In a career that spanned more than 50 years, Kellie was a member of the rock bands the V.I.P.s, Spooky Tooth and the Only Ones. He was also a prolific session musician and worked with the Who on the film soundtrack of Tommy, Joe Cocker, Traffic, George Harrison, Jerry Lee Lewis, Peter Frampton, the Bee Gees's Maurice Gibb, Gary Wright, Johnny Thunders, Luther Grosvenor, Neil Innes, Steve Gibbons, Chris Jagger, Nanette Workman, Sean Tyla, Jim Capaldi, Pat Travers and Andy Fraser.

In 2014, Kellie released his debut solo album Music from The Hidden, while still a member of the Only Ones. He died on 18 January 2017, following a short illness.

Early career

Kellie was born in Birmingham, England, into a non-musical family. As a child, he showed an early interest in rhythm, practising on a coal scuttle with hearth brushes to simulate a snare drum. In his teen years, he joined St. Michaels Youth Club band as a drummer. He later played at "The Track" at Tudor Grange Sports Centre in Solihull. On the basis of this work, he was invited by Brian "Monk" Ffinch to play with Wayne and the Beachcombers in Birmingham, which started his career as a professional musician.

In 1966, Kellie played in Birmingham in a band called the Locomotive with Chris Wood of Traffic, and later with the V.I.P.'s (later Art) in Carlisle.

Manager Chris Blackwell found a singer and organist from the New York Times band named Gary Wright, added him to the line-up of Art and launched the band Spooky Tooth with Kellie, Greg Ridley, Jimmy Henshaw, Keith Emerson, Luther Grosvenor and Mike Harrison.

After the initial decline of Spooky Tooth, Kellie joined Johnny Hallyday's band for a summer tour of France in 1974, before forming The Only Ones in 1976 with Peter Perrett, Alan Mair and John Perry.

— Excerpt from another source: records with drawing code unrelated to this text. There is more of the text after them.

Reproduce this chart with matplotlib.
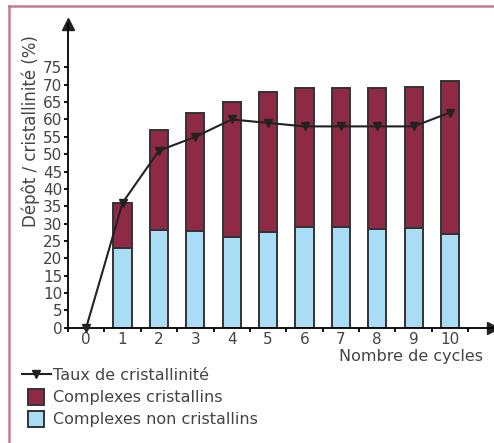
import matplotlib
matplotlib.use("Agg")
import matplotlib.pyplot as plt
from matplotlib.lines import Line2D
import numpy as np

cycles = [1, 2, 3, 4, 5, 6, 7, 8, 9, 10]
non_cristallins = [23, 28.2, 28, 26, 27.7, 29, 28.9, 28.5, 28.7, 27]
totaux = [36, 57, 62, 65, 68, 69, 69, 69, 69.3, 71.2]
taux_x = [0, 1, 2, 3, 4, 5, 6, 7, 8, 9, 10]
taux = [0, 36, 51, 55, 60, 59, 58, 58, 58, 58, 62]
cristallins = [t - n for t, n in zip(totaux, non_cristallins)]

red = "#8e2a45"
blue = "#a9ddf5"
edge = "#333333"
txt = "#444444"
plt.rcParams['font.family'] = ['DejaVu Sans']

fig = plt.figure(figsize=(4.94, 4.43), dpi=100)
ax = fig.add_axes([68 / 494, 1 - 327.7 / 443, (493 - 68) / 494, (327.7 - 24) / 443])

ax.bar(cycles, non_cristallins, width=0.5, color=blue, edgecolor=edge, linewidth=1.4, zorder=2)
ax.bar(cycles, cristallins, width=0.5, bottom=non_cristallins, color=red, edgecolor=edge,
       linewidth=1.4, zorder=2)
ax.plot(taux_x, taux, color="#222222", lw=1.5, marker="v", markersize=6, zorder=3, clip_on=False)

ax.set_xlim(-0.5, 11.18)
ax.set_ylim(0, 87.5)
ax.spines[["top", "right"]].set_visible(False)
ax.spines["left"].set_linewidth(1.3)
ax.spines["bottom"].set_linewidth(1.3)
ax.plot(1, 0, ">", color="#222222", markersize=8, transform=ax.transAxes, clip_on=False)
ax.plot(0, 1, "^", color="#222222", markersize=8, transform=ax.transAxes, clip_on=False)

ax.set_yticks(np.arange(0, 80, 5))
ax.set_xticks(taux_x)
ax.set_xticks(np.arange(-0.5, 11, 1), minor=True)
ax.tick_params(axis="x", which="major", length=0, labelsize=11, pad=3)
ax.tick_params(axis="x", which="minor", length=3, width=1.3)
ax.tick_params(axis="y", length=3, width=1.3, labelsize=11, pad=1)
for lab in ax.get_xticklabels() + ax.get_yticklabels():
    lab.set_color(txt)

fig.text(483 / 494, 1 - 356 / 443, "Nombre de cycles", ha="right", va="center",
         fontsize=11.5, color=txt)
fig.text(31 / 494, 1 - 131 / 443, "Dépôt / cristallinité (%)", rotation=90, ha="center",
         va="center", fontsize=12, color=txt)

handles = [
    Line2D([0], [0], color="#222222", lw=1.5, marker="v", markersize=6),
    Line2D([0], [0], linestyle="None", marker="s", markersize=11, markerfacecolor=red,
           markeredgecolor=edge, markeredgewidth=1.4),
    Line2D([0], [0], linestyle="None", marker="s", markersize=11, markerfacecolor=blue,
           markeredgecolor=edge, markeredgewidth=1.4),
]
labels = ["Taux de cristallinité", "Complexes cristallins", "Complexes non cristallins"]
fig.legend(handles, labels, loc="upper left", bbox_to_anchor=(22 / 494, 1 - 368 / 443),
           frameon=False, fontsize=11.5, handlelength=1.8, handletextpad=0.15,
           labelspacing=0.45, borderpad=0, borderaxespad=0, labelcolor=txt)

# pink frame
fig.add_artist(Line2D([9 / 494, 1], [1 - 6 / 443, 1 - 6 / 443], color="#c8788c", lw=1.8))
fig.add_artist(Line2D([9 / 494, 9 / 494], [0, 1 - 6 / 443], color="#c8788c", lw=1.8))

fig.savefig("out.png", dpi=100)
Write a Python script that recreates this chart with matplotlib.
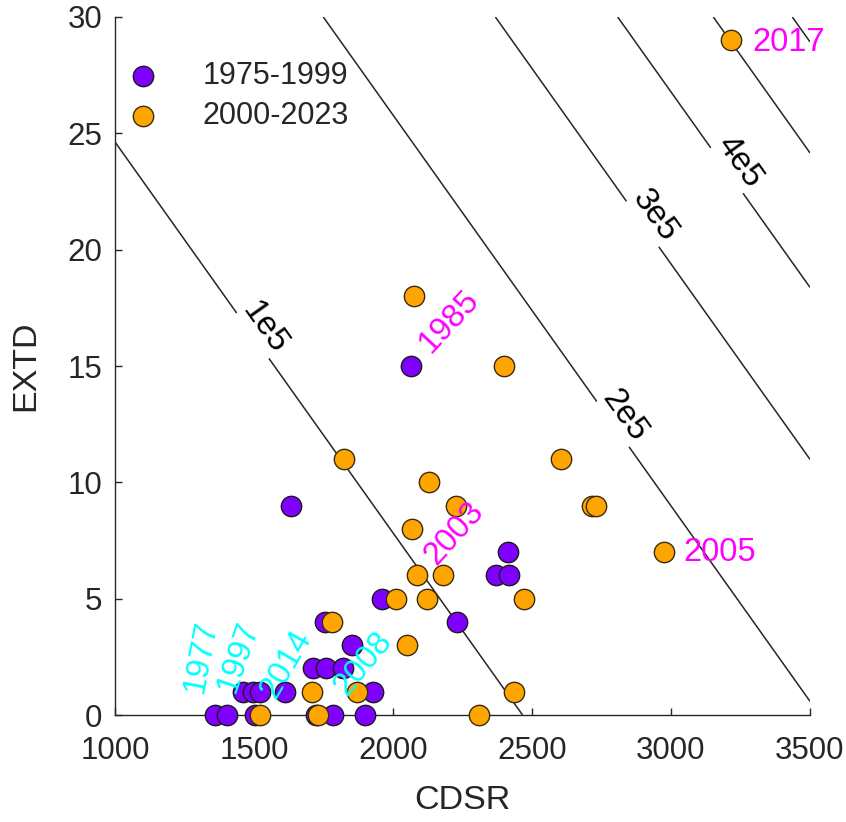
import numpy as np
import matplotlib
matplotlib.use('Agg')
import matplotlib.pyplot as plt
from matplotlib.transforms import ScaledTranslation

plt.rcParams['font.family'] = ['Liberation Sans', 'DejaVu Sans']

# ---------------- data ----------------
cdsr_early = [2063, 1632, 2412, 2369, 2419, 2230, 1962, 1756, 1854, 1713, 1760, 1821,
              1461, 1497, 1522, 1612, 1929, 1360, 1403, 1504, 1722, 1785, 1900]
extd_early = [15, 9, 7, 6, 6, 4, 5, 4, 3, 2, 2, 2,
              1, 1, 1, 1, 1, 0, 0, 0, 0, 0, 0]
cdsr_late = [3215, 2074, 2398, 1822, 2603, 2131, 2225, 2716, 2732, 2070, 2974, 2086,
             2181, 2010, 2124, 2470, 1782, 2052, 1710, 1872, 2434, 1522, 1731, 2308]
extd_late = [29, 18, 15, 11, 11, 10, 9, 9, 9, 8, 7, 6,
             6, 5, 5, 5, 4, 3, 1, 1, 1, 0, 0, 0]
series_labels = ['1975-1999', '2000-2023']

# contour lines: CDSR-intercept (at EXTD = 0) of each iso-line, common slope
contour_intercepts = [2466, 3535, 4154, 4594, 4938, 5222]
contour_names = ['1e5', '2e5', '3e5', '4e5', '', '']
contour_slope = 0.0168          # EXTD per unit CDSR
label_extd = [16.3, 12.5, 21.1, 23.4]   # where the labels sit on lines 1e5..4e5

# annotated years: (text, CDSR, EXTD, rotation, colour)
year_text = ['1985', '2003', '2005', '2017', '1977', '1997', '2014', '2008']
year_x = [2203, 2221, 3046, 3292, 1308, 1445, 1616, 1893]
year_y = [16.9, 7.8, 7.0, 28.9, 2.5, 2.5, 2.2, 2.2]
year_rot = [47, 48, 0, 0, 79, 71, 60, 50]
year_col = ['#FF00FF', '#FF00FF', '#FF00FF', '#FF00FF',
            '#00FFFF', '#00FFFF', '#00FFFF', '#00FFFF']

xticks = [1000, 1500, 2000, 2500, 3000, 3500]
yticks = [0, 5, 10, 15, 20, 25, 30]

# ---------------- figure ----------------
W, H = 846, 822
fig = plt.figure(figsize=(W / 100, H / 100), dpi=100)
ax = fig.add_axes([115 / W, 1 - 715 / H, 695 / W, 698 / H])
ax.set_xlim(1000, 3500)
ax.set_ylim(0, 30)

axcol = '#262626'

# contour lines
gx = np.linspace(1000, 3500, 400)
gy = np.linspace(0, 30, 400)
GX, GY = np.meshgrid(gx, gy)
U = GX + GY / contour_slope
cs = ax.contour(GX, GY, U, levels=contour_intercepts, colors=axcol, linewidths=1.1)
lab_levels = contour_intercepts[:4]
manual = [(lv - ye / contour_slope, ye) for lv, ye in zip(lab_levels, label_extd)]
fmt = {lv: nm for lv, nm in zip(contour_intercepts, contour_names)}
texts = ax.clabel(cs, levels=lab_levels, fmt=fmt, manual=manual, inline=True,
                  inline_spacing=0, fontsize=24, colors='black')
for t in texts:
    t.set_transform(t.get_transform() + ScaledTranslation(0.12, 0.085, fig.dpi_scale_trans))

# scatter
ms = 215
ax.scatter(cdsr_early, extd_early, s=ms, c='#7F00FF', edgecolors='#1a1a1a',
           linewidths=1.0, clip_on=False, zorder=3, label=series_labels[0])
ax.scatter(cdsr_late, extd_late, s=ms, c='#FFA500', edgecolors='#3a2a10',
           linewidths=1.0, clip_on=False, zorder=3, label=series_labels[1])

# year labels
for txt, x, y, r, c in zip(year_text, year_x, year_y, year_rot, year_col):
    ha = 'left' if r == 0 else 'center'
    ax.text(x, y, txt, color=c, fontsize=23.5, rotation=r, ha=ha, va='center',
            rotation_mode='anchor', zorder=5)

# axes styling
for s in ['top', 'right']:
    ax.spines[s].set_visible(False)
for s in ['left', 'bottom']:
    ax.spines[s].set_color(axcol)
    ax.spines[s].set_linewidth(1.0)
ax.set_xticks(xticks)
ax.set_yticks(yticks)
ax.tick_params(direction='in', length=5, width=1, colors=axcol, labelsize=22.5,
               labelcolor=axcol)
ax.tick_params(axis='x', pad=15)
ax.tick_params(axis='y', pad=9)
ax.set_xlabel('CDSR', fontsize=24.5, color=axcol, labelpad=14)
ax.set_ylabel('EXTD', fontsize=24.5, color=axcol, labelpad=19)

leg = ax.legend(loc='upper left', bbox_to_anchor=(0.018, 0.937), frameon=False,
                fontsize=22, handlelength=1.0, handletextpad=1.45,
                labelspacing=0.32, borderaxespad=0, borderpad=0,
                scatterpoints=1)
for t in leg.get_texts():
    t.set_color(axcol)

fig.savefig('out.png', dpi=100)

The Only Ones, possibly best known for the single "Another Girl, Another Planet", recorded three albums for CBS, although over time, their catalogue has contained many compilations and other releases, which now outnumber their studio albums.

In February 1978, Johnny Thunders moved to London with his family, and began playing with a loose revue dubbed the Living Dead. Kellie became part of this floating line-up (that also included Perrett along with Sex Pistols Steve Jones and Paul Cook) and recorded Thunders’ So Alone album together with his signature song "You Can't Put Your Arms Around a Memory".

Following the Only Ones' farewell in 1981 at London's Lyceum, Kellie moved to the countryside north of Toronto, Canada, where he spent four years away from performing. He used this time to learn the piano and write songs.

Break from music and later career

Returning to Britain in 1985, Kellie spent several years hill farming in North Wales and Scotland where he became a shepherd. In 1999 Kellie reunited with Mike Harrison, Luther Grosvenor and Greg Ridley under the Spooky Tooth moniker. Together they released the Cross Purpose album.

In 2004, Kellie reunited with Mike Harrison and Gary Wright to play dates in Germany as a new incarnation of Spooky Tooth. The band later released the DVD Nomad Poets with live performances from Worpswede and Hamburg, Germany.

In 2007, the Only Ones reformed, touring the UK, Europe and Japan as well as performing on BBC TV's Later... with Jools Holland.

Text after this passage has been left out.